— begin MATERIAL —
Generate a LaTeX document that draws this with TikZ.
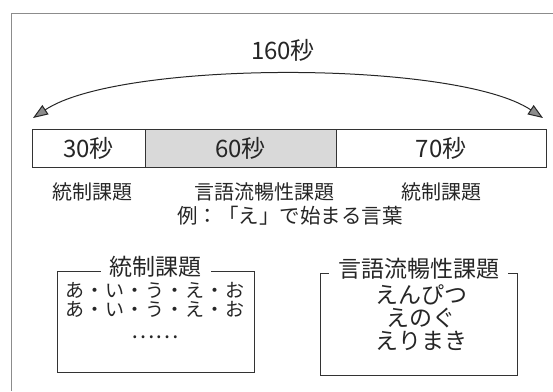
\documentclass[tikz,border=0pt]{standalone}
\usepackage{fontspec}
\newfontfamily\jp{Noto Sans CJK JP}
\usetikzlibrary{arrows.meta}
\newcommand{\fs}[1]{\fontsize{#1}{#1}\selectfont}
\newcommand{\gp}{\hspace{1pt}}
\begin{document}
\begin{tikzpicture}[x=1pt,y=-1pt,
  txt/.style={font=\jp\fs{20}, text=black!85, inner sep=0pt},
  barlbl/.style={font=\jp\fs{24}, text=black!85, inner sep=0pt},
  seg/.style={draw=black!80, line width=0.9pt, minimum height=38pt, inner sep=0pt, outer sep=0pt},
  boxfr/.style={draw=black!80, line width=0.9pt, minimum width=197pt, inner sep=0pt, outer sep=0pt},
  boxtitle/.style={font=\jp\fs{23}, text=black!85, fill=white, inner xsep=9pt, inner ysep=1pt},
  kana/.style={font=\jp\fs{19}, text=black!85, inner sep=0pt},
  kanab/.style={font=\jp\fs{23}, text=black!85, inner sep=0pt},
  frameline/.style={draw=black!45, line width=0.8pt},
  dblarrow/.style={draw=black!85, line width=1pt, {Triangle[length=15pt,width=11pt,fill=black!45]}-{Triangle[length=15pt,width=11pt,fill=black!45]}}
]
\useasboundingbox (0,0) rectangle (553,391);
% outer frame (open at right and bottom)
\draw[frameline] (553,13) -- (11,13) -- (11,391);

% time bar
\node[seg, minimum width=113pt] (s1) at (88.5,148) {};
\node[seg, minimum width=191pt, fill=black!15] (s2) at (240.5,148) {};
\node[seg, minimum width=210pt] (s3) at (441,148) {};
\node[barlbl] (l1) at (s1.center) {30秒};
\node[barlbl] (l2) at (s2.center) {60秒};
\node[barlbl] (l3) at (s3.center) {70秒};

% arrow over whole span
\coordinate (la) at (33,118);
\coordinate (ra) at (543,118);
\draw[dblarrow] (la) .. controls (120,60) and (456,60) .. (ra);
\node[barlbl] (total) at (283,50) {160秒};

% task labels
\node[txt] (t1) at (92,192) {統制課題};
\node[txt] (t2) at (264,192) {言語流暢性課題};
\node[txt] (t3) at (441,192) {統制課題};
\node[txt, font=\jp\fs{20.5}] (ex) at (290,216) {例：「え」で始まる言葉};

% left box
\node[boxfr, minimum height=101pt] (lb) at (155.5,321.5) {};
\node[boxtitle] (lbt) at (155.5,267) {統制課題};
\node[kana] (la1) at (155,290) {あ\gp・\gp い\gp・\gp う\gp・\gp え\gp・\gp お};
\node[kana] (la2) at (155,309) {あ\gp・\gp い\gp・\gp う\gp・\gp え\gp・\gp お};
\node[kanab, font=\jp\fs{22}, text height=4pt, text depth=0pt] (la3) at (155,336) {……};

% right box
\node[boxfr, minimum height=102pt] (rb) at (418.5,324) {};
\node[boxtitle] (rbt) at (418.5,269) {言語流暢性課題};
\node[kanab] (rb1) at (421,295) {えんぴつ};
\node[kanab] (rb2) at (421,318) {えのぐ};
\node[kanab] (rb3) at (421,341) {えりまき};
\end{tikzpicture}
\end{document}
— end MATERIAL —
From the data above, write out everything exactly except the pictures.

**TASK RESULT:**
Generate a LaTeX document that draws this with TikZ.
\documentclass[tikz,border=0pt]{standalone}
\usepackage{fontspec}
\newfontfamily\jp{Noto Sans CJK JP}
\usetikzlibrary{arrows.meta}
\newcommand{\fs}[1]{\fontsize{#1}{#1}\selectfont}
\newcommand{\gp}{\hspace{1pt}}
\begin{document}
\begin{tikzpicture}[x=1pt,y=-1pt,
  txt/.style={font=\jp\fs{20}, text=black!85, inner sep=0pt},
  barlbl/.style={font=\jp\fs{24}, text=black!85, inner sep=0pt},
  seg/.style={draw=black!80, line width=0.9pt, minimum height=38pt, inner sep=0pt, outer sep=0pt},
  boxfr/.style={draw=black!80, line width=0.9pt, minimum width=197pt, inner sep=0pt, outer sep=0pt},
  boxtitle/.style={font=\jp\fs{23}, text=black!85, fill=white, inner xsep=9pt, inner ysep=1pt},
  kana/.style={font=\jp\fs{19}, text=black!85, inner sep=0pt},
  kanab/.style={font=\jp\fs{23}, text=black!85, inner sep=0pt},
  frameline/.style={draw=black!45, line width=0.8pt},
  dblarrow/.style={draw=black!85, line width=1pt, {Triangle[length=15pt,width=11pt,fill=black!45]}-{Triangle[length=15pt,width=11pt,fill=black!45]}}
]
\useasboundingbox (0,0) rectangle (553,391);
% outer frame (open at right and bottom)
\draw[frameline] (553,13) -- (11,13) -- (11,391);

% time bar
\node[seg, minimum width=113pt] (s1) at (88.5,148) {};
\node[seg, minimum width=191pt, fill=black!15] (s2) at (240.5,148) {};
\node[seg, minimum width=210pt] (s3) at (441,148) {};
\node[barlbl] (l1) at (s1.center) {30秒};
\node[barlbl] (l2) at (s2.center) {60秒};
\node[barlbl] (l3) at (s3.center) {70秒};

% arrow over whole span
\coordinate (la) at (33,118);
\coordinate (ra) at (543,118);
\draw[dblarrow] (la) .. controls (120,60) and (456,60) .. (ra);
\node[barlbl] (total) at (283,50) {160秒};

% task labels
\node[txt] (t1) at (92,192) {統制課題};
\node[txt] (t2) at (264,192) {言語流暢性課題};
\node[txt] (t3) at (441,192) {統制課題};
\node[txt, font=\jp\fs{20.5}] (ex) at (290,216) {例：「え」で始まる言葉};

% left box
\node[boxfr, minimum height=101pt] (lb) at (155.5,321.5) {};
\node[boxtitle] (lbt) at (155.5,267) {統制課題};
\node[kana] (la1) at (155,290) {あ\gp・\gp い\gp・\gp う\gp・\gp え\gp・\gp お};
\node[kana] (la2) at (155,309) {あ\gp・\gp い\gp・\gp う\gp・\gp え\gp・\gp お};
\node[kanab, font=\jp\fs{22}, text height=4pt, text depth=0pt] (la3) at (155,336) {……};

% right box
\node[boxfr, minimum height=102pt] (rb) at (418.5,324) {};
\node[boxtitle] (rbt) at (418.5,269) {言語流暢性課題};
\node[kanab] (rb1) at (421,295) {えんぴつ};
\node[kanab] (rb2) at (421,318) {えのぐ};
\node[kanab] (rb3) at (421,341) {えりまき};
\end{tikzpicture}
\end{document}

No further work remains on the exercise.